START Provided records

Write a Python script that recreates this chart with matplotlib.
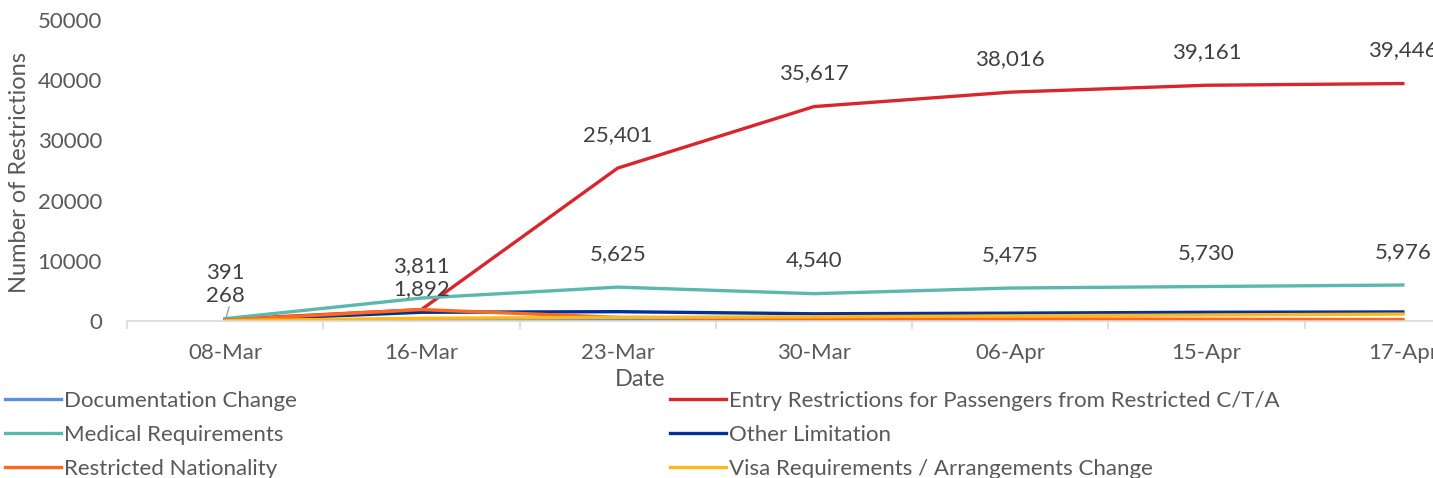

END Provided records
START Provided records

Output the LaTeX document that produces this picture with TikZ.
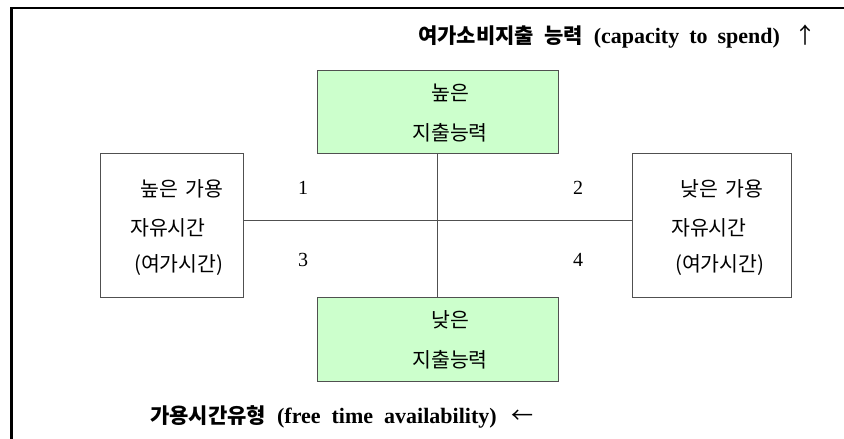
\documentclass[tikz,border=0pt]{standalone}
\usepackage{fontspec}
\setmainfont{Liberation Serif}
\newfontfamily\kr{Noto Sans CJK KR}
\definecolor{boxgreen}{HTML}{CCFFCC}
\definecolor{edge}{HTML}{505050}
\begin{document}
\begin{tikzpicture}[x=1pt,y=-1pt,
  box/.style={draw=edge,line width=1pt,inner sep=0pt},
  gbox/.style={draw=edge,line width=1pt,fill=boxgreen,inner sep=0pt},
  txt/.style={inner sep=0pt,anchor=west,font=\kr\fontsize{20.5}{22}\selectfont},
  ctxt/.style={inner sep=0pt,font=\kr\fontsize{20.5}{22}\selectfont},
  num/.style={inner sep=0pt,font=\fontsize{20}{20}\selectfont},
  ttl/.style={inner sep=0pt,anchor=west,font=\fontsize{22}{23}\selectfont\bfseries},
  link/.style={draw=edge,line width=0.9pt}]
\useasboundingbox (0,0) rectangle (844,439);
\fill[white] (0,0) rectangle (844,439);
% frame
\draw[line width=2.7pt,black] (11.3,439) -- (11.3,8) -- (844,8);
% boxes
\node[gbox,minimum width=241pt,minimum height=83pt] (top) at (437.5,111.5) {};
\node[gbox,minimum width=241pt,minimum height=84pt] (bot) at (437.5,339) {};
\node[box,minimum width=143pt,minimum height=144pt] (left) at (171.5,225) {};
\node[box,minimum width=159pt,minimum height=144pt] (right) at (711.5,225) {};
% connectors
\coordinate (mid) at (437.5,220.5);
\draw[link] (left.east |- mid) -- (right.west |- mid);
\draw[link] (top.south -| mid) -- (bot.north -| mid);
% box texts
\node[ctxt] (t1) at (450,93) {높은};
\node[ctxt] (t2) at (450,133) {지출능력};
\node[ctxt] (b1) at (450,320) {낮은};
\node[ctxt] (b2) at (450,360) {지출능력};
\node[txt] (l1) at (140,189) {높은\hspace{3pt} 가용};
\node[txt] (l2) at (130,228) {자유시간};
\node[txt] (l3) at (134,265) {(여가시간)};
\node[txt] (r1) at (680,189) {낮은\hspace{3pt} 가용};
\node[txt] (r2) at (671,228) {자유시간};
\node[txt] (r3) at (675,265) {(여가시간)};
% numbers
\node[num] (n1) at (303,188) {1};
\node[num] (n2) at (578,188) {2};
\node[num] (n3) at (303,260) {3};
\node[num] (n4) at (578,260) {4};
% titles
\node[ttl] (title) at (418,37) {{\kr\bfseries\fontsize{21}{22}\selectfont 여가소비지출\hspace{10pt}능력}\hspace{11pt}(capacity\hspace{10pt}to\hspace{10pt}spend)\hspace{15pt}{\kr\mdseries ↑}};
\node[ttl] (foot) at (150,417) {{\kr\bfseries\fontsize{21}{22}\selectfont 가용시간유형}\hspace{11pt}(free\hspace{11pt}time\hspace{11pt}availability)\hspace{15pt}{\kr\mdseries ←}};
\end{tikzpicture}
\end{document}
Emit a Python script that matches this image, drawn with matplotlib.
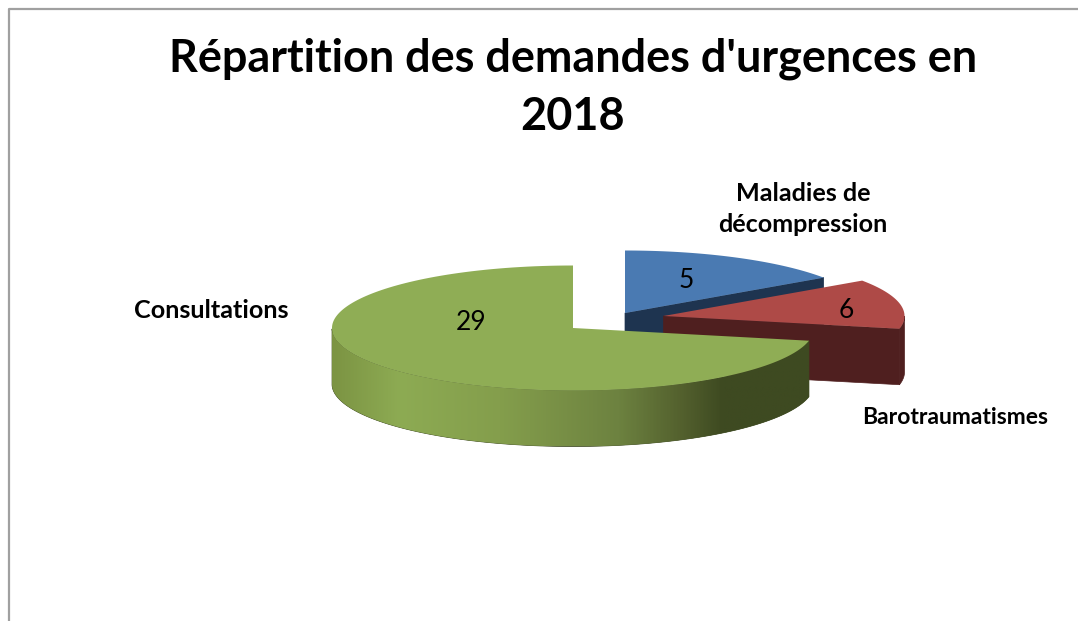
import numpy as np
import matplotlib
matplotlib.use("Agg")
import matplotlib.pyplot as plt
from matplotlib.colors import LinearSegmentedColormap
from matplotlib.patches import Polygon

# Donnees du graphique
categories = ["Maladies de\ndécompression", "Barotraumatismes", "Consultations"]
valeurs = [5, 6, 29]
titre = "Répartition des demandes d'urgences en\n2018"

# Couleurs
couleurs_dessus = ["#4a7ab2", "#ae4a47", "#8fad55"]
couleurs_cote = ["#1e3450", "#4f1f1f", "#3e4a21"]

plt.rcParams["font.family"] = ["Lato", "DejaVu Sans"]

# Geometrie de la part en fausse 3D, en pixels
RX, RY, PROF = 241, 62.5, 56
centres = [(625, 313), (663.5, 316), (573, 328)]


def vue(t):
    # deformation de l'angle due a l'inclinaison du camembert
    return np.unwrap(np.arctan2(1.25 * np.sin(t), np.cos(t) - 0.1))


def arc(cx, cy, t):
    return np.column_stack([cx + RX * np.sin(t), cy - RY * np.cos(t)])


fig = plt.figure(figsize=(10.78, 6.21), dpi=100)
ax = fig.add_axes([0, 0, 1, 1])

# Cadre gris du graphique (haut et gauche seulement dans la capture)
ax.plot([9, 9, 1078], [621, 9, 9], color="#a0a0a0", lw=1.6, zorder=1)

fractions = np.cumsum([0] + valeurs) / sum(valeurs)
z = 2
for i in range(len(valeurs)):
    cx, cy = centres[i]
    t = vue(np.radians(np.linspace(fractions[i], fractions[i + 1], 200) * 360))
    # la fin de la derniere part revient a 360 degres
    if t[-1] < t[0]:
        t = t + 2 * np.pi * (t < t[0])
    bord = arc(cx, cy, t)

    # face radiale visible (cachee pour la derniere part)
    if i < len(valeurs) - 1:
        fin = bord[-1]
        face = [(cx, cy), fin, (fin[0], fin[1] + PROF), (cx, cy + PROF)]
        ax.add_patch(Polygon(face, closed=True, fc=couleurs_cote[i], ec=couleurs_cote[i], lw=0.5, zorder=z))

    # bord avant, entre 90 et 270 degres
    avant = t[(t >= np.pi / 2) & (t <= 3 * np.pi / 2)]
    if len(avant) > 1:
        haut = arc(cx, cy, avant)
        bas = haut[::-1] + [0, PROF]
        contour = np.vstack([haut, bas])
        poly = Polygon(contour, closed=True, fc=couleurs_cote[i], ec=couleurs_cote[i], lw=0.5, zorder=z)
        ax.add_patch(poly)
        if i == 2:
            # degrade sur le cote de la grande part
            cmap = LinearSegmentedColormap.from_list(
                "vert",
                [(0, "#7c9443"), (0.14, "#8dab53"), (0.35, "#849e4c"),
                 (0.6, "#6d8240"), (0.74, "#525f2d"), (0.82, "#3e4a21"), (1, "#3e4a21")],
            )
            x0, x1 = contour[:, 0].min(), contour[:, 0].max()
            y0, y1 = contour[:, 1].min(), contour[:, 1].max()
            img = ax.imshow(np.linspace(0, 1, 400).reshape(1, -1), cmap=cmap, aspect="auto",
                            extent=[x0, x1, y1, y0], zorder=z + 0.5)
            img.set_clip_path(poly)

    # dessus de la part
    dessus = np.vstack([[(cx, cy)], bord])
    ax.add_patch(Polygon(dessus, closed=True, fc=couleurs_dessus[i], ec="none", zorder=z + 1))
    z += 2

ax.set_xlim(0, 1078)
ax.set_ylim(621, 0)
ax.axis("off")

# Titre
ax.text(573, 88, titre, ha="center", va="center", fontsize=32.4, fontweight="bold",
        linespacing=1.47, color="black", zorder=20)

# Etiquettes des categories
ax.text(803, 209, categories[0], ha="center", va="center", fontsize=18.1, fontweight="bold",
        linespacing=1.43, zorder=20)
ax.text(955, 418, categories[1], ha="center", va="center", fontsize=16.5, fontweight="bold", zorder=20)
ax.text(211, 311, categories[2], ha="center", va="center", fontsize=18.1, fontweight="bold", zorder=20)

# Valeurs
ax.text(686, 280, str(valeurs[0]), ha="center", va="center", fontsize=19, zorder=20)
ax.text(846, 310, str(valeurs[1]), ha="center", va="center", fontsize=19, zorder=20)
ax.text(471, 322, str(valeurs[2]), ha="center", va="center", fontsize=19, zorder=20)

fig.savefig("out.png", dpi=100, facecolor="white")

END Provided records
START Provided records

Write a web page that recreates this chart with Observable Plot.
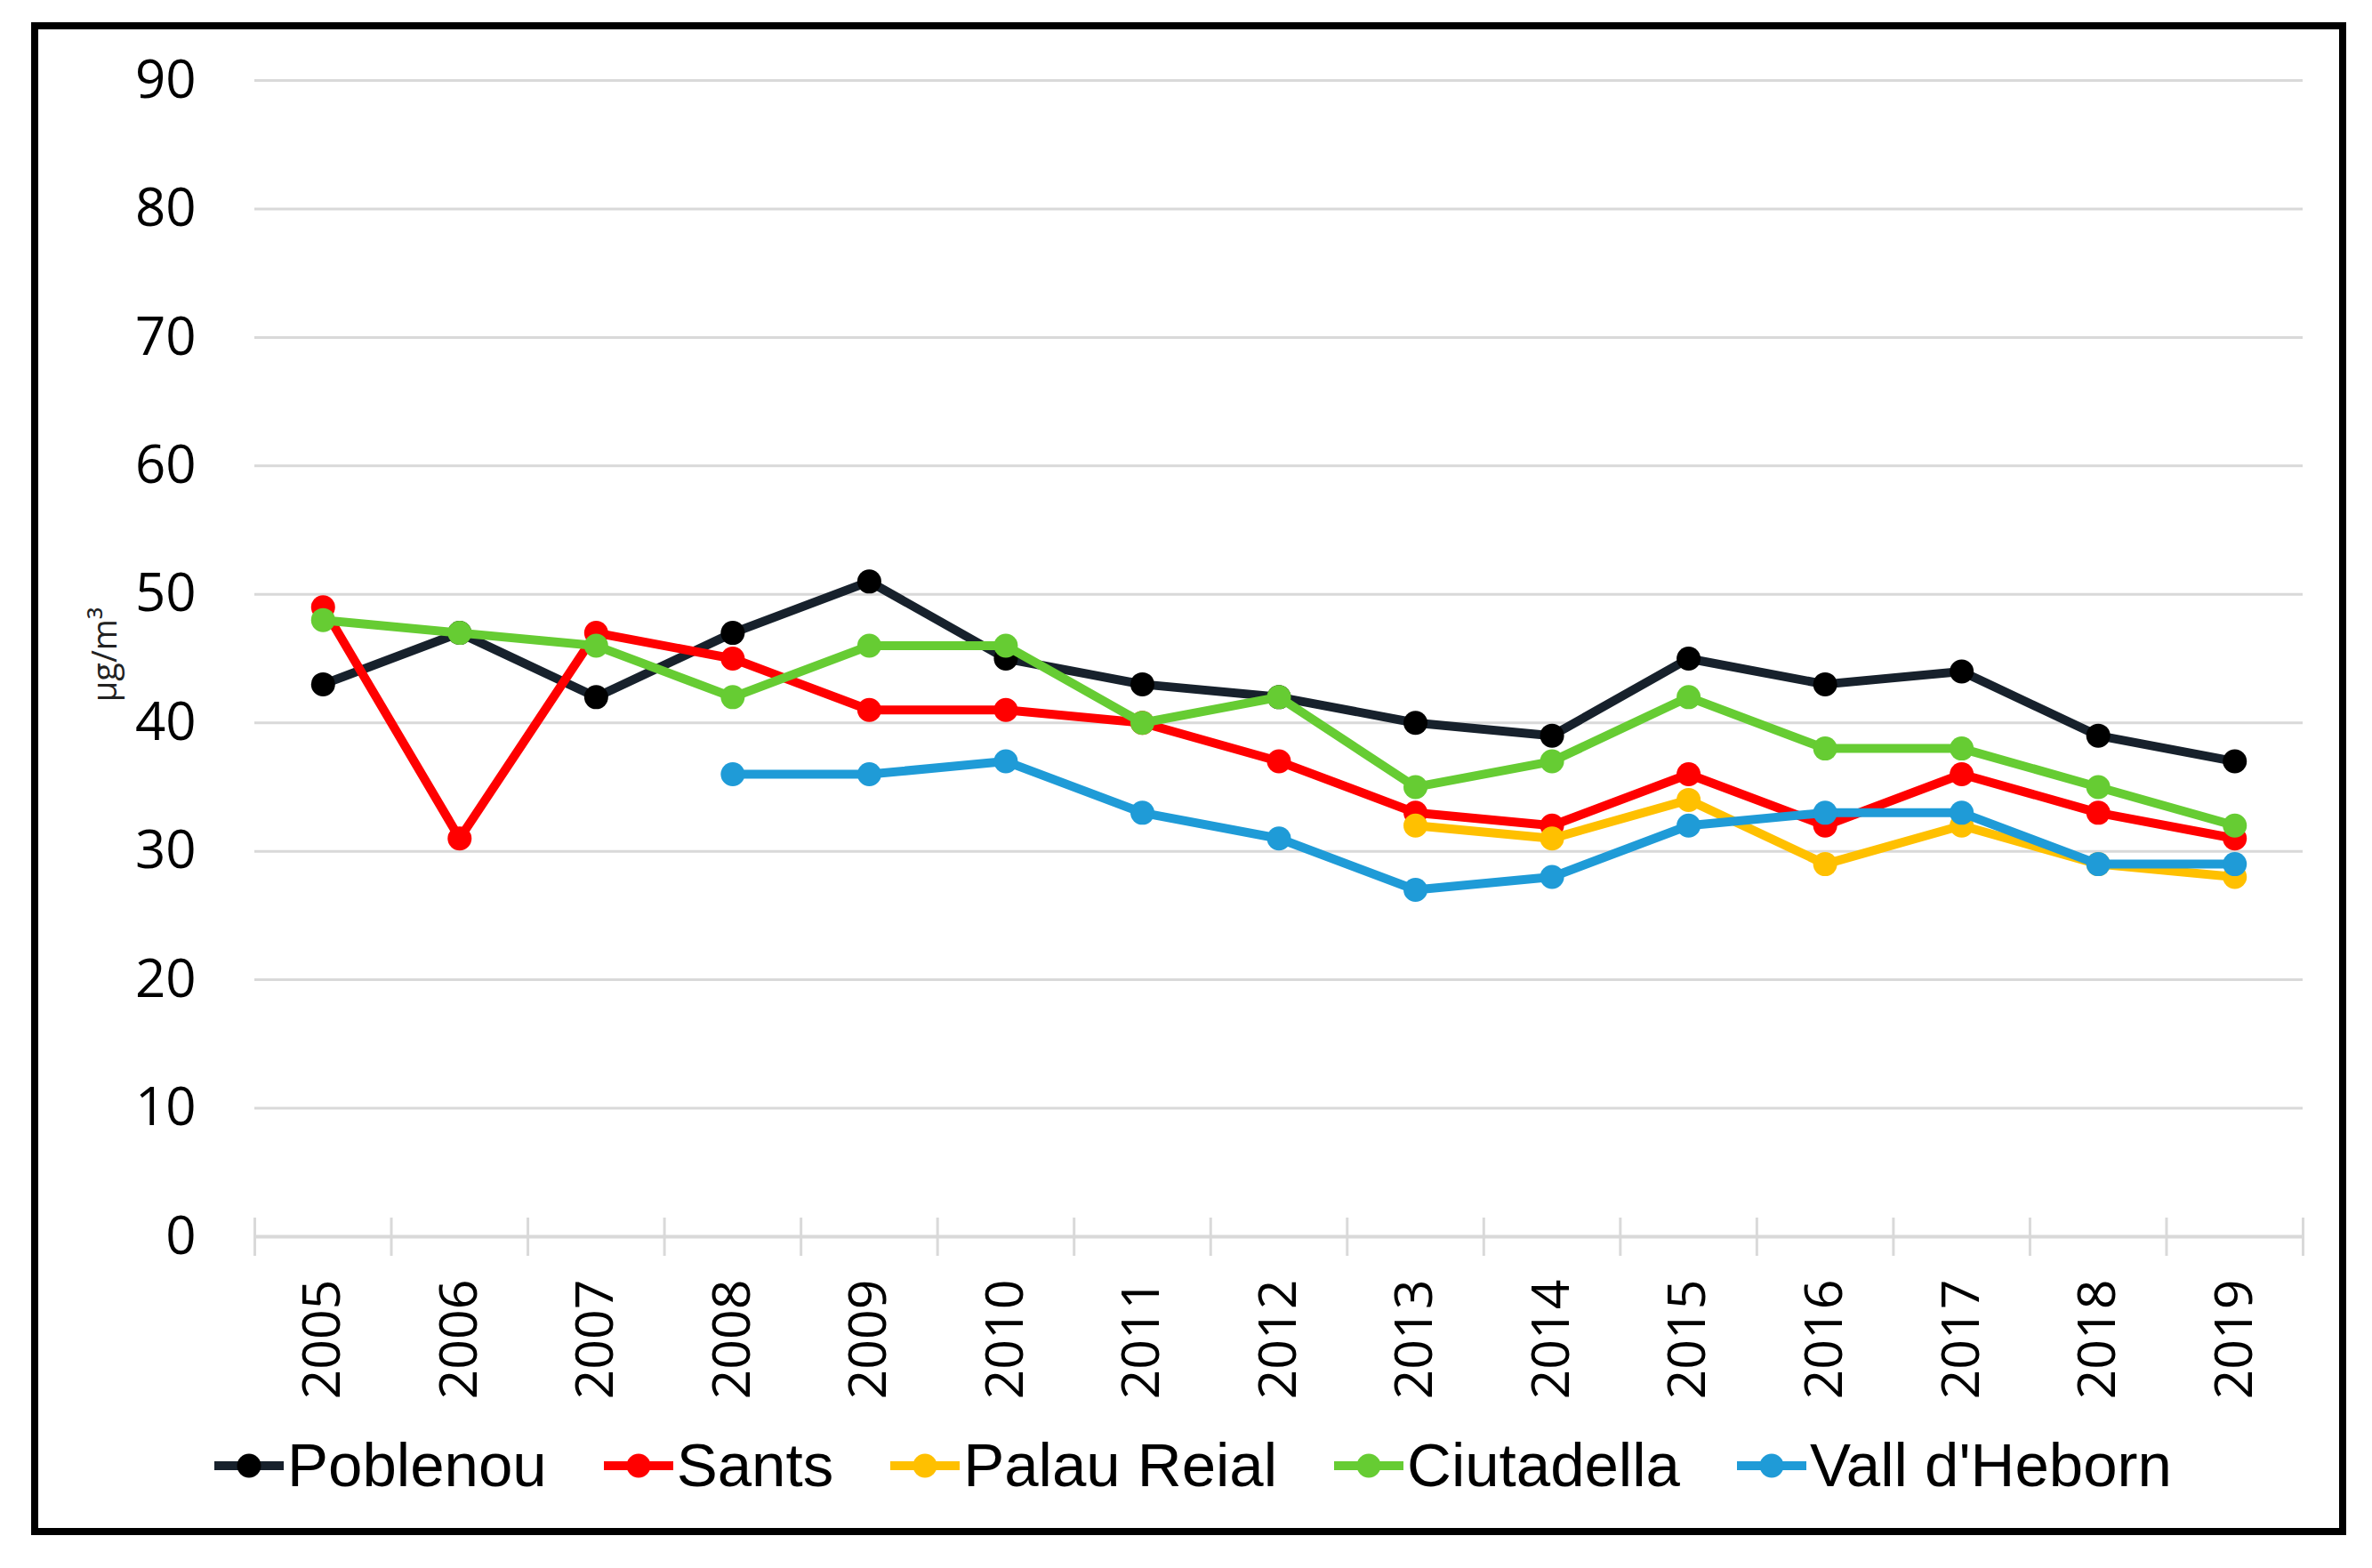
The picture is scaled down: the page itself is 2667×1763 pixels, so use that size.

END Provided records

- [Your goal]
Print exactly the lines from the line containing "Emit a Python" through the line containing "ec=couleurs_cote[i], lw=0.5, zorder=z))", and omit any picture found among them.

- [Complete response]
Emit a Python script that matches this image, drawn with matplotlib.
import numpy as np
import matplotlib
matplotlib.use("Agg")
import matplotlib.pyplot as plt
from matplotlib.colors import LinearSegmentedColormap
from matplotlib.patches import Polygon

# Donnees du graphique
categories = ["Maladies de\ndécompression", "Barotraumatismes", "Consultations"]
valeurs = [5, 6, 29]
titre = "Répartition des demandes d'urgences en\n2018"

# Couleurs
couleurs_dessus = ["#4a7ab2", "#ae4a47", "#8fad55"]
couleurs_cote = ["#1e3450", "#4f1f1f", "#3e4a21"]

plt.rcParams["font.family"] = ["Lato", "DejaVu Sans"]

# Geometrie de la part en fausse 3D, en pixels
RX, RY, PROF = 241, 62.5, 56
centres = [(625, 313), (663.5, 316), (573, 328)]


def vue(t):
    # deformation de l'angle due a l'inclinaison du camembert
    return np.unwrap(np.arctan2(1.25 * np.sin(t), np.cos(t) - 0.1))


def arc(cx, cy, t):
    return np.column_stack([cx + RX * np.sin(t), cy - RY * np.cos(t)])


fig = plt.figure(figsize=(10.78, 6.21), dpi=100)
ax = fig.add_axes([0, 0, 1, 1])

# Cadre gris du graphique (haut et gauche seulement dans la capture)
ax.plot([9, 9, 1078], [621, 9, 9], color="#a0a0a0", lw=1.6, zorder=1)

fractions = np.cumsum([0] + valeurs) / sum(valeurs)
z = 2
for i in range(len(valeurs)):
    cx, cy = centres[i]
    t = vue(np.radians(np.linspace(fractions[i], fractions[i + 1], 200) * 360))
    # la fin de la derniere part revient a 360 degres
    if t[-1] < t[0]:
        t = t + 2 * np.pi * (t < t[0])
    bord = arc(cx, cy, t)

    # face radiale visible (cachee pour la derniere part)
    if i < len(valeurs) - 1:
        fin = bord[-1]
        face = [(cx, cy), fin, (fin[0], fin[1] + PROF), (cx, cy + PROF)]
        ax.add_patch(Polygon(face, closed=True, fc=couleurs_cote[i], ec=couleurs_cote[i], lw=0.5, zorder=z))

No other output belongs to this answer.